8.1 Accelerated Testing Strategy

  • Temperature Humidity Bias (THB) Testing: 85°C / 85% RH / Rated Voltage, assessing insulation resistance decay rate.
  • Step-Stress Testing: Voltage increased in 10-20% steps to identify soft breakdown thresholds.

8.2 Online Monitoring Technologies

  • Partial Discharge Detection: Detects discharge levels in the pC range, providing early warning of insulation degradation.
  • Online Insulation Resistance Monitoring: Real-time monitoring of GΩ-level resistance.

Conclusion

High-voltage PCB spacing design is undergoing a paradigm shift from empirical rules to model-based prediction, and onward to intelligent optimization. Future directions include:

  1. Material Database & AI Matching: Automatically recommending substrate materials and spacing based on operating conditions.
  2. Digital Twin Verification: Virtual prototypes validate spacing rationality through multiphysics simulation.
  3. Adaptive Design: Dynamically adjusting operating parameters based on sensor feedback to compensate for insulation aging.

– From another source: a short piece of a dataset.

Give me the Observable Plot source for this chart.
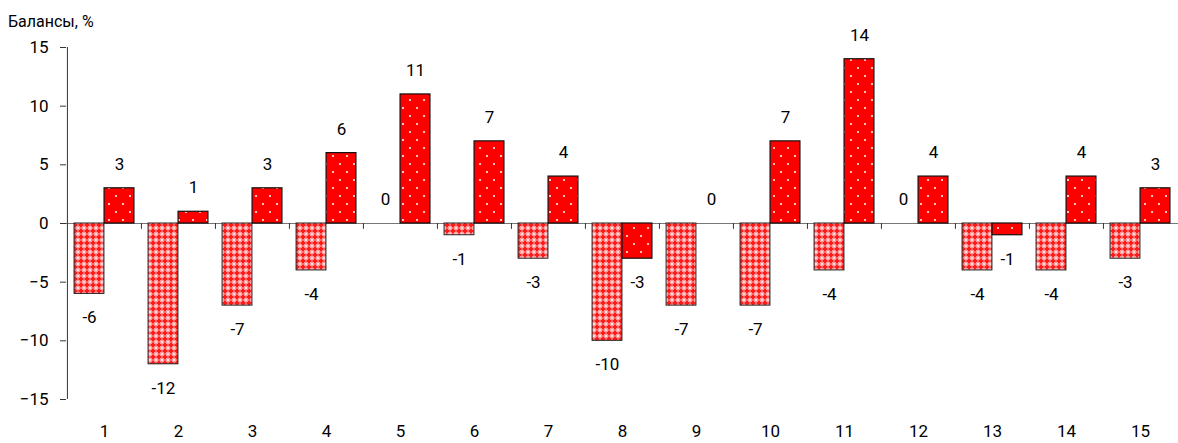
<!DOCTYPE html>
<html>
<head>
<meta charset="utf-8">
<script src="https://cdn.jsdelivr.net/npm/d3@7"></script>
<script src="https://cdn.jsdelivr.net/npm/@observablehq/plot@0.6"></script>
<style>
  html, body { margin: 0; padding: 0; background: #fff; }
  #wrap { position: relative; width: 1178px; height: 443px; }
  #title { position: absolute; left: 8px; top: 12px; font-family: Roboto, sans-serif; font-size: 16px; color: #000; }
  #chart svg { display: block; }
</style>
</head>
<body>
<div id="wrap">
<div id="chart"></div>
<div id="title">Балансы, %</div>
</div>
<script>
const categories = ["1","2","3","4","5","6","7","8","9","10","11","12","13","14","15"];
const seriesA = [-6, -12, -7, -4, 0, -1, -3, -10, -7, -7, -4, 0, -4, -4, -3];
const seriesB = [3, 1, 3, 6, 11, 7, 4, -3, 0, 7, 14, 4, -1, 4, 3];
const yTicks = [-15, -10, -5, 0, 5, 10, 15];

const W = 1178, ML = 66, MR = 0;
const step = (W - ML - MR) / categories.length;
const barW = 30;

const dataA = categories.map((c, i) => ({c, v: seriesA[i]}));
const dataB = categories.map((c, i) => ({c, v: seriesB[i]}));

const fontFamily = "Roboto, sans-serif";

const labelMarks = (data, dx) => [
  Plot.text(data.filter(d => d.v >= 0), {x: "c", y: "v", text: d => String(d.v), dx, dy: -24, fill: "#000", fontSize: 17}),
  Plot.text(data.filter(d => d.v < 0), {x: "c", y: "v", text: d => String(d.v), dx, dy: 24, fill: "#000", fontSize: 17})
];

const chart = Plot.plot({
  width: W, height: 443,
  marginLeft: ML, marginRight: MR, marginTop: 47, marginBottom: 44,
  style: {fontFamily, fontSize: "17px", color: "#000", background: "#fff"},
  x: {domain: categories, padding: 0, axis: null},
  y: {domain: [-15, 15], axis: null},
  marks: [
    Plot.ruleY([0], {stroke: "#777", strokeWidth: 1.2}),
    Plot.ruleX(categories.slice(1), {x: d => d, dx: -step / 2, y1: 0, y2: -0.5, stroke: "#333"}),
    Plot.barY(dataA.filter(d => d.v !== 0), {x: "c", y1: 0, y2: "v", insetLeft: step / 2 - barW, insetRight: step / 2, fill: "url(#patA)", stroke: "#222", strokeWidth: 1}),
    Plot.barY(dataB.filter(d => d.v !== 0), {x: "c", y1: 0, y2: "v", insetLeft: step / 2, insetRight: step / 2 - barW, fill: "url(#patB)", stroke: "#111", strokeWidth: 1.2}),
    ...labelMarks(dataA, -barW / 2),
    ...labelMarks(dataB, barW / 2),
    Plot.axisY({ticks: yTicks, label: null, tickSize: 6, tickPadding: 12, stroke: "#333", fill: "#000", fontSize: 17}),
    Plot.ruleX([categories[0]], {x: d => d, dx: -step / 2, y1: -15, y2: 15, stroke: "#333"}),
    Plot.axisX({anchor: "bottom", label: null, tickSize: 0, tickPadding: 25, fill: "#000", fontSize: 17})
  ]
});

const ns = "http://www.w3.org/2000/svg";
const defs = document.createElementNS(ns, "defs");
defs.innerHTML = `
  <pattern id="patA" patternUnits="userSpaceOnUse" width="6" height="6">
    <rect width="6" height="6" fill="#ff9a9a"/>
    <rect x="2" y="0.6" width="2" height="4.8" fill="#ff1a1a"/>
    <rect x="0.6" y="2" width="4.8" height="2" fill="#ff1a1a"/>
    <rect x="-0.8" y="-0.8" width="1.6" height="1.6" fill="#fff"/>
    <rect x="5.2" y="-0.8" width="1.6" height="1.6" fill="#fff"/>
    <rect x="-0.8" y="5.2" width="1.6" height="1.6" fill="#fff"/>
    <rect x="5.2" y="5.2" width="1.6" height="1.6" fill="#fff"/>
  </pattern>
  <pattern id="patB" patternUnits="userSpaceOnUse" width="14" height="16">
    <rect width="14" height="16" fill="#ff0000"/>
    <circle cx="4" cy="4" r="1" fill="#fff"/>
    <circle cx="11" cy="12" r="1" fill="#fff"/>
  </pattern>`;
chart.insertBefore(defs, chart.firstChild);
document.getElementById("chart").appendChild(chart);
</script>
</body>
</html>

Design engineers must establish a systems-level safety perspective, unifying spacing design with considerations for thermal management, mechanical structure, and environmental protection. By achieving a deep understanding of failure physics rather than simply adhering to standards, the reliable operation of high-voltage electronic products in increasingly harsh environments can be achieved.